Source excerpt:
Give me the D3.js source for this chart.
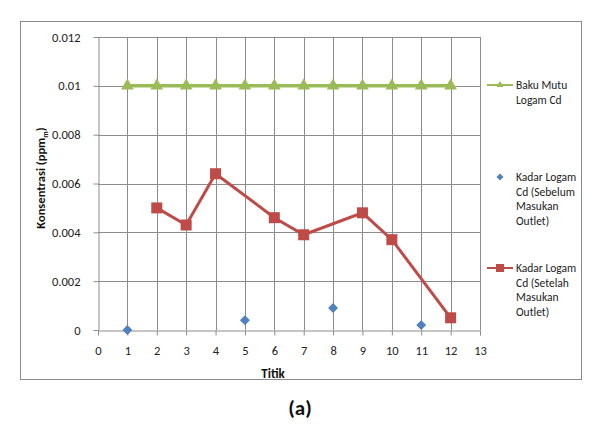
<!DOCTYPE html>
<html><head><meta charset="utf-8">
<script src="https://cdn.jsdelivr.net/npm/d3@7"></script>
<style>
body{margin:0;background:#fff;}
text{font-family:Carlito,Calibri,"Liberation Sans",Arial,sans-serif;}
</style></head>
<body><svg id="c" width="603" height="426"></svg>
<script>
const xTicks = [0,1,2,3,4,5,6,7,8,9,10,11,12,13];
const yTicks = [0,0.002,0.004,0.006,0.008,0.01,0.012];
const bakuX = [1,2,3,4,5,6,7,8,9,10,11,12];
const bakuY = [0.01,0.01,0.01,0.01,0.01,0.01,0.01,0.01,0.01,0.01,0.01,0.01];
const sebelumX = [1,5,8,11];
const sebelumY = [0,0.0004,0.0009,0.0002];
const setelahX = [2,3,4,6,7,9,10,12];
const setelahY = [0.005,0.0043,0.0064,0.0046,0.0039,0.0048,0.0037,0.0005];
const legendLabels = [["Baku Mutu","Logam Cd"],["Kadar Logam","Cd (Sebelum","Masukan","Outlet)"],["Kadar Logam","Cd (Setelah","Masukan","Outlet)"]];

const green="#9BBB59", blue="#4F81BD", red="#BE4B48", grid="#8c8c8c";
const svg=d3.select("#c");
svg.append("rect").attr("x",20.5).attr("y",21.5).attr("width",561).attr("height",358)
  .attr("fill","#fff").attr("stroke","#8a8a8a");

const x=d3.scaleLinear().domain([0,13]).range([98,480]);
const y=d3.scaleLinear().domain([0,0.012]).range([330,37]);

// gridlines
svg.append("g").selectAll("line").data(xTicks.slice(1)).join("line")
  .attr("x1",d=>Math.round(x(d))+0.5).attr("x2",d=>Math.round(x(d))+0.5)
  .attr("y1",y(0.012)).attr("y2",y(0)).attr("stroke",grid);
svg.append("g").selectAll("line").data(yTicks.slice(1)).join("line")
  .attr("y1",d=>Math.round(y(d))+0.5).attr("y2",d=>Math.round(y(d))+0.5)
  .attr("x1",x(0)).attr("x2",x(13)).attr("stroke",grid);

// axes
const xa=svg.append("g").attr("transform",`translate(0,${Math.round(y(0))+0.5})`)
  .call(d3.axisBottom(x).tickValues(xTicks).tickFormat(d3.format("d")).tickSize(5).tickSizeOuter(0).tickPadding(11));
const ya=svg.append("g").attr("transform",`translate(${Math.round(x(0))+0.5},0)`)
  .call(d3.axisLeft(y).tickValues(yTicks).tickFormat(d=>d===0?"0":String(+d.toFixed(3))).tickSize(5).tickSizeOuter(0).tickPadding(13));
[xa,ya].forEach(a=>{a.selectAll("path,line").attr("stroke",grid);
  a.selectAll("text").attr("font-size",12.5).attr("fill","#222").style("font-family","Carlito,Calibri,'Liberation Sans',sans-serif");});

// series
const line=d3.line().x(d=>x(d[0])).y(d=>y(d[1]));
const bak=bakuX.map((v,i)=>[v,bakuY[i]]);
svg.append("path").datum(bak).attr("d",line).attr("fill","none").attr("stroke",green).attr("stroke-width",3.5);
const tri=d3.symbol().type(d3.symbolTriangle).size(70);
svg.append("g").selectAll("path").data(bak).join("path").attr("d",tri)
  .attr("transform",d=>`translate(${x(d[0])},${y(d[1])})`).attr("fill",green);

const set=setelahX.map((v,i)=>[v,setelahY[i]]);
svg.append("path").datum(set).attr("d",line).attr("fill","none").attr("stroke",red).attr("stroke-width",3);
svg.append("g").selectAll("rect").data(set).join("rect")
  .attr("x",d=>x(d[0])-5.5).attr("y",d=>y(d[1])-5.5).attr("width",11).attr("height",11).attr("fill",red);

const seb=sebelumX.map((v,i)=>[v,sebelumY[i]]);
svg.append("g").selectAll("rect").data(seb).join("rect")
  .attr("x",-3.5).attr("y",-3.5).attr("width",7).attr("height",7)
  .attr("transform",d=>`translate(${x(d[0])},${y(d[1])}) rotate(45)`).attr("fill",blue);

// legend
const lg=svg.append("g");
const legY=[85,177,268];
lg.append("line").attr("x1",487).attr("x2",513).attr("y1",legY[0]).attr("y2",legY[0]).attr("stroke",green).attr("stroke-width",2);
lg.append("path").attr("d",d3.symbol().type(d3.symbolTriangle).size(22)).attr("transform",`translate(500,${legY[0]})`).attr("fill",green);
lg.append("rect").attr("x",-2.5).attr("y",-2.5).attr("width",5).attr("height",5).attr("transform",`translate(500,${legY[1]}) rotate(45)`).attr("fill",blue);
lg.append("line").attr("x1",487).attr("x2",513).attr("y1",legY[2]).attr("y2",legY[2]).attr("stroke",red).attr("stroke-width",2);
lg.append("rect").attr("x",496).attr("y",legY[2]-4).attr("width",8).attr("height",8).attr("fill",red);
legendLabels.forEach((lines,i)=>{
  lines.forEach((t,j)=>{
    lg.append("text").attr("x",516).attr("y",legY[i]+4+j*14.7).attr("font-size",11.5).attr("fill","#222").text(t);
  });
});

// titles
svg.append("text").attr("x",273).attr("y",378).attr("text-anchor","middle").attr("font-size",13).attr("font-weight","bold").attr("fill","#111").text("Titik");
const yt=svg.append("text").attr("transform","translate(45,178) rotate(-90)").attr("text-anchor","middle")
  .attr("font-size",12.5).attr("font-weight","bold").attr("fill","#111");
yt.append("tspan").text("Konsentrasi (ppm");
yt.append("tspan").attr("font-size",8).attr("dy",3).text("m");
yt.append("tspan").attr("dy",-3).text(")");
svg.append("text").attr("x",300).attr("y",415).attr("text-anchor","middle").attr("font-size",21).attr("font-weight","bold").attr("fill","#111").text("(a)");
</script></body></html>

What you will do:
Repeat the listing in full and exactly. Do not include any images.

Solution to this task:
Give me the D3.js source for this chart.
<!DOCTYPE html>
<html><head><meta charset="utf-8">
<script src="https://cdn.jsdelivr.net/npm/d3@7"></script>
<style>
body{margin:0;background:#fff;}
text{font-family:Carlito,Calibri,"Liberation Sans",Arial,sans-serif;}
</style></head>
<body><svg id="c" width="603" height="426"></svg>
<script>
const xTicks = [0,1,2,3,4,5,6,7,8,9,10,11,12,13];
const yTicks = [0,0.002,0.004,0.006,0.008,0.01,0.012];
const bakuX = [1,2,3,4,5,6,7,8,9,10,11,12];
const bakuY = [0.01,0.01,0.01,0.01,0.01,0.01,0.01,0.01,0.01,0.01,0.01,0.01];
const sebelumX = [1,5,8,11];
const sebelumY = [0,0.0004,0.0009,0.0002];
const setelahX = [2,3,4,6,7,9,10,12];
const setelahY = [0.005,0.0043,0.0064,0.0046,0.0039,0.0048,0.0037,0.0005];
const legendLabels = [["Baku Mutu","Logam Cd"],["Kadar Logam","Cd (Sebelum","Masukan","Outlet)"],["Kadar Logam","Cd (Setelah","Masukan","Outlet)"]];

const green="#9BBB59", blue="#4F81BD", red="#BE4B48", grid="#8c8c8c";
const svg=d3.select("#c");
svg.append("rect").attr("x",20.5).attr("y",21.5).attr("width",561).attr("height",358)
  .attr("fill","#fff").attr("stroke","#8a8a8a");

const x=d3.scaleLinear().domain([0,13]).range([98,480]);
const y=d3.scaleLinear().domain([0,0.012]).range([330,37]);

// gridlines
svg.append("g").selectAll("line").data(xTicks.slice(1)).join("line")
  .attr("x1",d=>Math.round(x(d))+0.5).attr("x2",d=>Math.round(x(d))+0.5)
  .attr("y1",y(0.012)).attr("y2",y(0)).attr("stroke",grid);
svg.append("g").selectAll("line").data(yTicks.slice(1)).join("line")
  .attr("y1",d=>Math.round(y(d))+0.5).attr("y2",d=>Math.round(y(d))+0.5)
  .attr("x1",x(0)).attr("x2",x(13)).attr("stroke",grid);

// axes
const xa=svg.append("g").attr("transform",`translate(0,${Math.round(y(0))+0.5})`)
  .call(d3.axisBottom(x).tickValues(xTicks).tickFormat(d3.format("d")).tickSize(5).tickSizeOuter(0).tickPadding(11));
const ya=svg.append("g").attr("transform",`translate(${Math.round(x(0))+0.5},0)`)
  .call(d3.axisLeft(y).tickValues(yTicks).tickFormat(d=>d===0?"0":String(+d.toFixed(3))).tickSize(5).tickSizeOuter(0).tickPadding(13));
[xa,ya].forEach(a=>{a.selectAll("path,line").attr("stroke",grid);
  a.selectAll("text").attr("font-size",12.5).attr("fill","#222").style("font-family","Carlito,Calibri,'Liberation Sans',sans-serif");});

// series
const line=d3.line().x(d=>x(d[0])).y(d=>y(d[1]));
const bak=bakuX.map((v,i)=>[v,bakuY[i]]);
svg.append("path").datum(bak).attr("d",line).attr("fill","none").attr("stroke",green).attr("stroke-width",3.5);
const tri=d3.symbol().type(d3.symbolTriangle).size(70);
svg.append("g").selectAll("path").data(bak).join("path").attr("d",tri)
  .attr("transform",d=>`translate(${x(d[0])},${y(d[1])})`).attr("fill",green);

const set=setelahX.map((v,i)=>[v,setelahY[i]]);
svg.append("path").datum(set).attr("d",line).attr("fill","none").attr("stroke",red).attr("stroke-width",3);
svg.append("g").selectAll("rect").data(set).join("rect")
  .attr("x",d=>x(d[0])-5.5).attr("y",d=>y(d[1])-5.5).attr("width",11).attr("height",11).attr("fill",red);

const seb=sebelumX.map((v,i)=>[v,sebelumY[i]]);
svg.append("g").selectAll("rect").data(seb).join("rect")
  .attr("x",-3.5).attr("y",-3.5).attr("width",7).attr("height",7)
  .attr("transform",d=>`translate(${x(d[0])},${y(d[1])}) rotate(45)`).attr("fill",blue);

// legend
const lg=svg.append("g");
const legY=[85,177,268];
lg.append("line").attr("x1",487).attr("x2",513).attr("y1",legY[0]).attr("y2",legY[0]).attr("stroke",green).attr("stroke-width",2);
lg.append("path").attr("d",d3.symbol().type(d3.symbolTriangle).size(22)).attr("transform",`translate(500,${legY[0]})`).attr("fill",green);
lg.append("rect").attr("x",-2.5).attr("y",-2.5).attr("width",5).attr("height",5).attr("transform",`translate(500,${legY[1]}) rotate(45)`).attr("fill",blue);
lg.append("line").attr("x1",487).attr("x2",513).attr("y1",legY[2]).attr("y2",legY[2]).attr("stroke",red).attr("stroke-width",2);
lg.append("rect").attr("x",496).attr("y",legY[2]-4).attr("width",8).attr("height",8).attr("fill",red);
legendLabels.forEach((lines,i)=>{
  lines.forEach((t,j)=>{
    lg.append("text").attr("x",516).attr("y",legY[i]+4+j*14.7).attr("font-size",11.5).attr("fill","#222").text(t);
  });
});

// titles
svg.append("text").attr("x",273).attr("y",378).attr("text-anchor","middle").attr("font-size",13).attr("font-weight","bold").attr("fill","#111").text("Titik");
const yt=svg.append("text").attr("transform","translate(45,178) rotate(-90)").attr("text-anchor","middle")
  .attr("font-size",12.5).attr("font-weight","bold").attr("fill","#111");
yt.append("tspan").text("Konsentrasi (ppm");
yt.append("tspan").attr("font-size",8).attr("dy",3).text("m");
yt.append("tspan").attr("dy",-3).text(")");
svg.append("text").attr("x",300).attr("y",415).attr("text-anchor","middle").attr("font-size",21).attr("font-weight","bold").attr("fill","#111").text("(a)");
</script></body></html>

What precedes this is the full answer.